Parental Advisory - Explicit Language
Article by Ryan Jay
Oh what a ludicrous summer we’ve had. A tasty Euro 2012 saw one of the best teams ever to play the sport claim an unprecedented third major tournament in a row, all the while taking the piss, as they didn’t even bother with a striker for the most part. And then… oh boy. The Olympics. What a treat that two weeks was. “Team GB” cleaned house (in all the sports we bothered giving a toss about) and there was a sweeping sense of national pride as - in spite of these dark times that we find ourselves locked in - we joined hands as a country and basked in the glory that this distinguished sporting event is famous for, paving the way for optimism and confidence.
It’s a shame, then, that I ‘m struggling to replicate this pride and optimism for the forthcoming football season.
Ok, well that’s a bit of a lie. I am excited. Football is back! Eat my goal, back of the net, liquid football and all that. Get back in my life. The only problem is thus: West Ham are back in the Premier League. This, as I’m sure you’re well aware, can only mean one thing: unmitigated carnage. Big Sam with his
psychotic set of giants in defence or not, we normally take it upon ourselves to get comprehensively mullered at least two or three times each Premier League campaign, thereby leading to a dodgy flirtation with relegation which can go either way. I’m not holding my breath for anything different this time round.

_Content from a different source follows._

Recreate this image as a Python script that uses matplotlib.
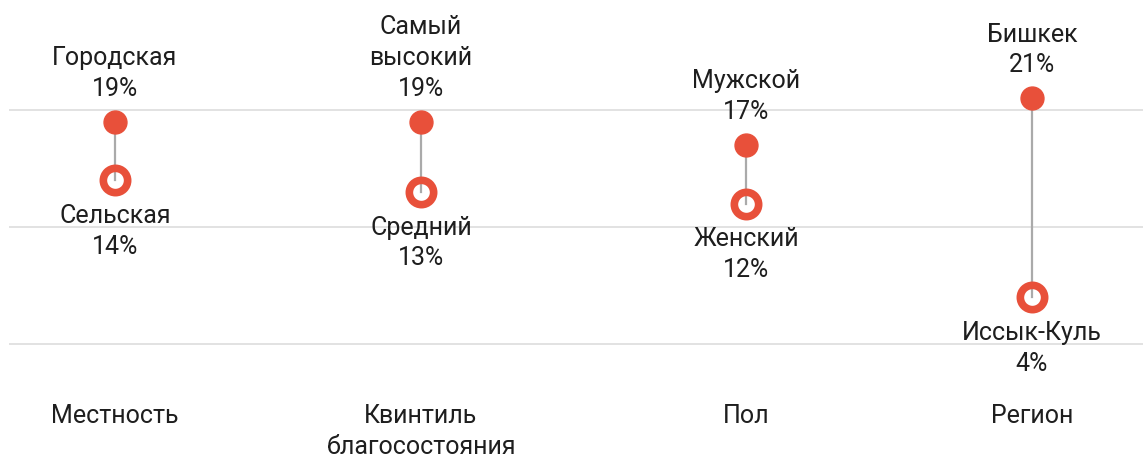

I could afford myself a bit of optimism if I wanted. Cast your mind back to August 13th, 2005. West Ham were embarking on their first game back in the Promised Land after an elongated stay in the rumble tumble Championship division. Alan Pardew and his merry men of average Joes decided that
effing about wasn’t an option and promptly dispatched Blackburn Rovers in convincing fashion, securing a 3-1 victory that kick started one of the most enjoyable seasons in my memory as a West Ham fan, a season which of course culminated in glorious defeat at that FA Cup final.
So what’s so different then? On paper, we’ve a better team than the one that rolled out against Blackburn. Our current midfield certainly comes out on top compared to the old lot, and anyone up front is better than Marlon Harewood. And even faced with the situation of our number one being a toss up between
the ageing Jussi Jääskeläinen and the thoroughly unconvincing Stephen Henderson, it still beats Roy Carroll (ah, the days when a Carroll wanted to play for us…), whose calamities could be put together for a highlight reel as part of a series commissioned by You’ve Been Framed.
But still, I’m not convinced. Our defence is worryingly thin, especially at both full back positions. George McCartney doesn’t really cut it anymore at this level, I’m afraid, and Guy Demel seems to drop dead at the faintest change of wind direction, so there’s no telling how long he’s going to last. Obviously
getting a result early doors isn’t the be all and end all, but it can certainly set the tone for the season ahead. Aston Villa are a team with a point to prove this campaign, and Paul Lambert will be wanting to get out of the blocks as quickly as possibly. They’re certainly a team we’re capable of beating, but with a fit again Darren Bent and a few pacey players up top to provide the ammunition, I fear our sluggish back line might get mercilessly exposed.
It’s not all doom and gloom, though. We’ve made some solid signings, despite the Andy Carroll circus that was not to be. Mohamed Diame had an excellent season for Wigan last term, and hopefully he’ll continue that fine form under the nurturing of Alou Diarra; another fantastic capture for us. Any trepidations
about the defence are certainly eased knowing that at least one of these two will be sitting in front of them, offering that protection that we’ve lacked since Scott Parker left. Modibo Maïga should hopefully slot in nicely to the ‘three up top’ system that Allardyce seems to favour, providing that his knee doesn’t
unexpectedly shatter into a million pieces (this reeks of Demba Ba, if I may say so). And finally, James Collins might have had his doubters at Villa Park, but I remember him to be the very definition of solid during his first spell for us, so he should add a lot to a shaky and depleted defence.
Hmm, I suppose there isn’t much reason for optimism to be at a low. I mean… I should be thrilled, right? West Ham back in the Premier League. Where we belong? I’d daringly say so. And nothing really beats a fired up Saturday afternoon at the Boleyn during the Premier League season. I can’t wait to savour it for one last season before we completely bastardise the Olympic Legacy and spray our claret and blue love juice all across Stratford.
So fuck it, I’m changing my mind. Football is back, and I couldn’t be happier.